How to Choose a Gaming Monitor: 2026 Buyer's Guide
A gaming monitor is the one part of your setup you look at every second you play, yet it is the part most builders pick last and fastest. The trap is buying more pixels than your graphics card can feed, or pairing a strong card with a panel that hides half of what it can do.
This guide keeps it simple. Decide what your GPU can realistically drive, then choose resolution, refresh rate, and panel type around that. Get the pairing right and everything else is preference.

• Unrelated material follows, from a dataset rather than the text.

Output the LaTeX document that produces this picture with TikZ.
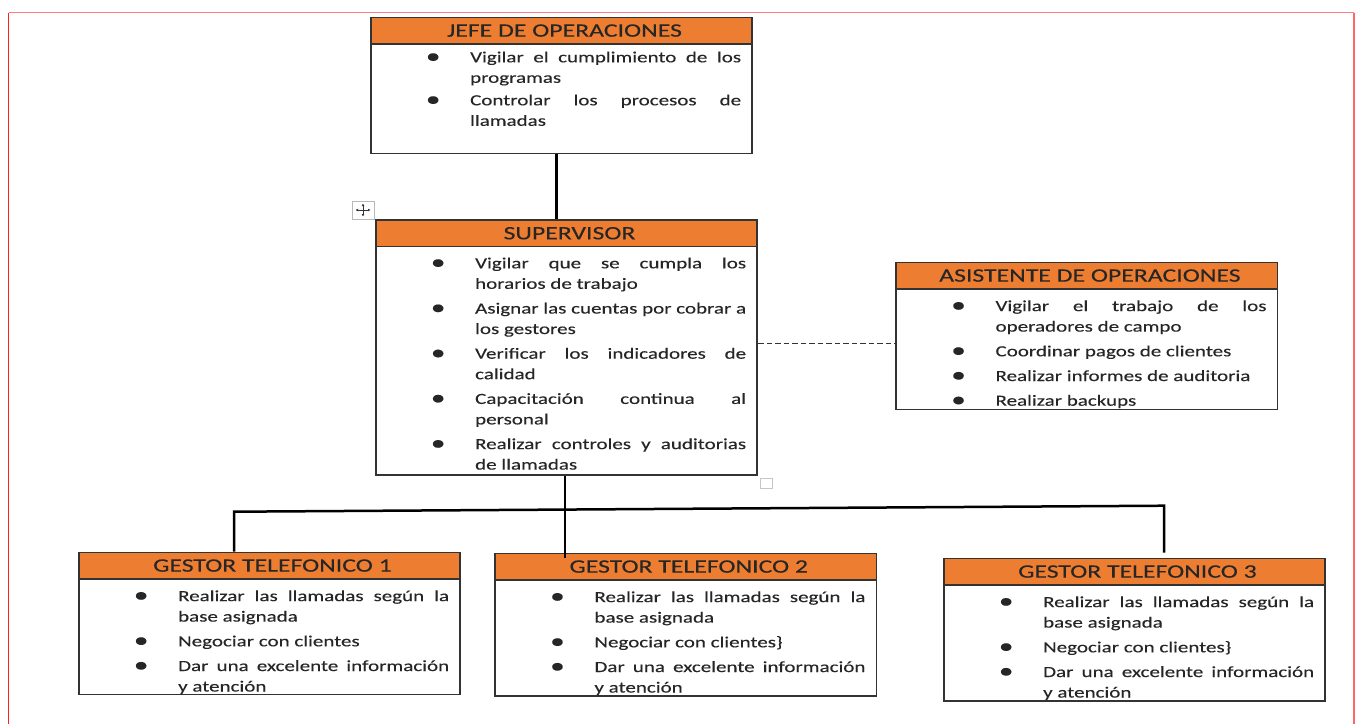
\documentclass[tikz,border=0pt]{standalone}
\usepackage{fontspec}
\setmainfont{Carlito}[FakeStretch=1.355,FakeBold=0.18]
\usetikzlibrary{calc,arrows.meta}

\definecolor{hdr}{HTML}{ED7D31}
\definecolor{edge}{HTML}{333333}
\definecolor{ink}{HTML}{262626}
\definecolor{pagered}{HTML}{FF2020}
\definecolor{pagepink}{HTML}{FF8080}

% bullet list lines: bullet centred at the node's west edge, text 37pt to the right
\newlength\bulgap \setlength\bulgap{37pt}
\newcommand\bdot{\makebox[0pt]{\raisebox{-0.9pt}{\scalebox{1.4}{\textbullet}}}}
\newcommand\bj[1]{\hbox{\makebox[\bulgap][l]{\bdot}\makebox[271pt][s]{#1}}}
\newcommand\bl[1]{\hbox{\makebox[\bulgap][l]{\bdot}#1}}
\newcommand\cl[1]{\hbox{\hspace*{\bulgap}#1}}
\newcommand\igap{\vskip 4.2pt}
\newcommand\itemstack[1]{\vtop{\baselineskip=20.5pt\lineskiplimit=-30pt #1}}

\tikzset{
  card/.style={draw=edge, line width=1.6pt, minimum width=381.5pt, inner sep=0pt, fill=white},
  cardhead/.style={draw=edge, line width=1.6pt, fill=hdr, minimum width=381.5pt,
    minimum height=26.5pt, inner sep=0pt, font=\fontsize{19}{20}\selectfont, text=ink, anchor=north},
  cardbody/.style={anchor=base west, inner sep=0pt, font=\fontsize{15.5}{20.5}\selectfont, text=ink},
  link/.style={line width=2.8pt, black},
  dotlink/.style={line width=1pt, edge, dash pattern=on 5.5pt off 3pt},
}

\begin{document}
\begin{tikzpicture}[x=1pt,y=-1pt]
\useasboundingbox (0,0) rectangle (1355,724);
\fill[white] (0,0) rectangle (1355,724);

% page frame
\draw[pagepink, line width=1.2pt] (8.5,12.5) -- (1354,12.5);
\draw[pagered, line width=1.6pt] (8.5,12.5) -- (8.5,724);
\draw[pagepink!80!red, line width=1.4pt] (1354,12.5) -- (1354,724);

% ---------- JEFE DE OPERACIONES ----------
\node[card, minimum height=136pt] (jefe) at (561.5,85.3) {};
\node[cardhead] (jefe-head) at (jefe.north) {\hspace*{6pt}JEFE DE OPERACIONES};
\node[cardbody] (jefe-list) at ($(jefe-head.south west)+(63,17.7)$) {\itemstack{%
  \bj{Vigilar el cumplimiento de los}\cl{programas}\vskip2pt
  \bj{Controlar los procesos de}\cl{llamadas}}};

% ---------- SUPERVISOR ----------
\node[card, minimum height=255pt] (sup) at (566.5,347.5) {};
\node[cardhead] (sup-head) at (sup.north) {\hspace*{6pt}SUPERVISOR};
\node[cardbody] (sup-list) at ($(sup-head.south west)+(63,21)$) {\itemstack{%
  \bj{Vigilar que se cumpla los}\cl{horarios de trabajo}\igap
  \bj{Asignar las cuentas por cobrar a}\cl{los gestores}\igap
  \bj{Verificar los indicadores de}\cl{calidad}\igap
  \bj{Capacitación continua al}\cl{personal}\igap
  \bj{Realizar controles y auditorias}\cl{de llamadas}}};

% ---------- ASISTENTE DE OPERACIONES ----------
\node[card, minimum height=147pt] (asis) at (1086.9,335.8) {};
\node[cardhead] (asis-head) at (asis.north) {\hspace*{6pt}ASISTENTE DE OPERACIONES};
\node[cardbody] (asis-list) at ($(asis-head.south west)+(63,21.5)$) {\itemstack{%
  \bj{Vigilar el trabajo de los}\cl{operadores de campo}\igap
  \bl{Coordinar pagos de clientes}\igap
  \bl{Realizar informes de auditoria}\igap
  \bl{Realizar backups}}};

% ---------- GESTORES TELEFONICOS ----------
\node[card, minimum height=142pt] (g1) at (269.5,623.3) {};
\node[cardhead] (g1-head) at (g1.north) {\hspace*{6pt}GESTOR TELEFONICO 1};
\node[cardbody] (g1-list) at ($(g1-head.south west)+(63,21.5)$) {\itemstack{%
  \bj{Realizar las llamadas según la}\cl{base asignada}\igap
  \bl{Negociar con clientes}\igap
  \bj{Dar una excelente información}\cl{y atención}}};

\node[card, minimum height=142.7pt] (g2) at (685.8,624.65) {};
\node[cardhead] (g2-head) at (g2.north) {\hspace*{6pt}GESTOR TELEFONICO 2};
\node[cardbody] (g2-list) at ($(g2-head.south west)+(63,21.5)$) {\itemstack{%
  \bj{Realizar las llamadas según la}\cl{base asignada}\igap
  \bl{Negociar con clientes\}}\igap
  \bj{Dar una excelente información}\cl{y atención}}};

\node[card, minimum height=142.7pt] (g3) at (1134.5,629.65) {};
\node[cardhead] (g3-head) at (g3.north) {\hspace*{6pt}GESTOR TELEFONICO 3};
\node[cardbody] (g3-list) at ($(g3-head.south west)+(63,21.5)$) {\itemstack{%
  \bj{Realizar las llamadas según la}\cl{base asignada}\igap
  \bl{Negociar con clientes\}}\igap
  \bj{Dar una excelente información}\cl{y atención}}};

% ---------- connectors ----------
\coordinate (jdrop) at (556.5,0);
\coordinate (sdrop) at (565,0);
\coordinate (busL) at (234,511.7);
\coordinate (busR) at (1164,505.7);
\coordinate (dashY) at (0,343);

\draw[link] (jefe.south -| jdrop) -- (sup.north -| jdrop);
\draw[link] (sup.south -| sdrop) -- ($(g2.north -| sdrop)+(0,5)$);
\draw[link, line width=2.5pt] (g1.north -| busL) -- (busL) -- (busR) -- ($(g3.north -| busR)+(0,-5)$);
\draw[dotlink] (sup.east |- dashY) -- (asis.west |- dashY);

% editing handles around the supervisor table
\draw[gray!55, line width=1pt] (352,201) rectangle (374,219);
\draw[gray!40!black, line width=0.8pt, {Latex[length=2.5pt,width=2.8pt]}-{Latex[length=2.5pt,width=2.8pt]}] (355.5,210) -- (370.5,210);
\draw[gray!40!black, line width=0.8pt, {Latex[length=2.5pt,width=2.8pt]}-{Latex[length=2.5pt,width=2.8pt]}] (363,203.5) -- (363,216.5);
\draw[gray!45, line width=1pt] (760,478) rectangle (772,488);
\end{tikzpicture}
\end{document}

Start with your GPU, not the monitor
Your monitor sets the target; your graphics card decides whether you hit it. A 4K 144 Hz panel is wasted if your card only pushes 50 frames at that resolution, and a 240 Hz screen sits half-idle behind a card that tops out at 120 in the games you play.
So work backward. Look at the resolution and frame rate your current or planned GPU actually delivers in your games, then buy the monitor that matches. If you are still choosing a card, our how to choose a GPU and display guide walks the other half of the same decision.
Resolution: 1080p, 1440p, or 4K
Resolution is the single biggest lever on both image sharpness and how hard your GPU has to work. More pixels look crisper and demand more horsepower to keep the motion smooth.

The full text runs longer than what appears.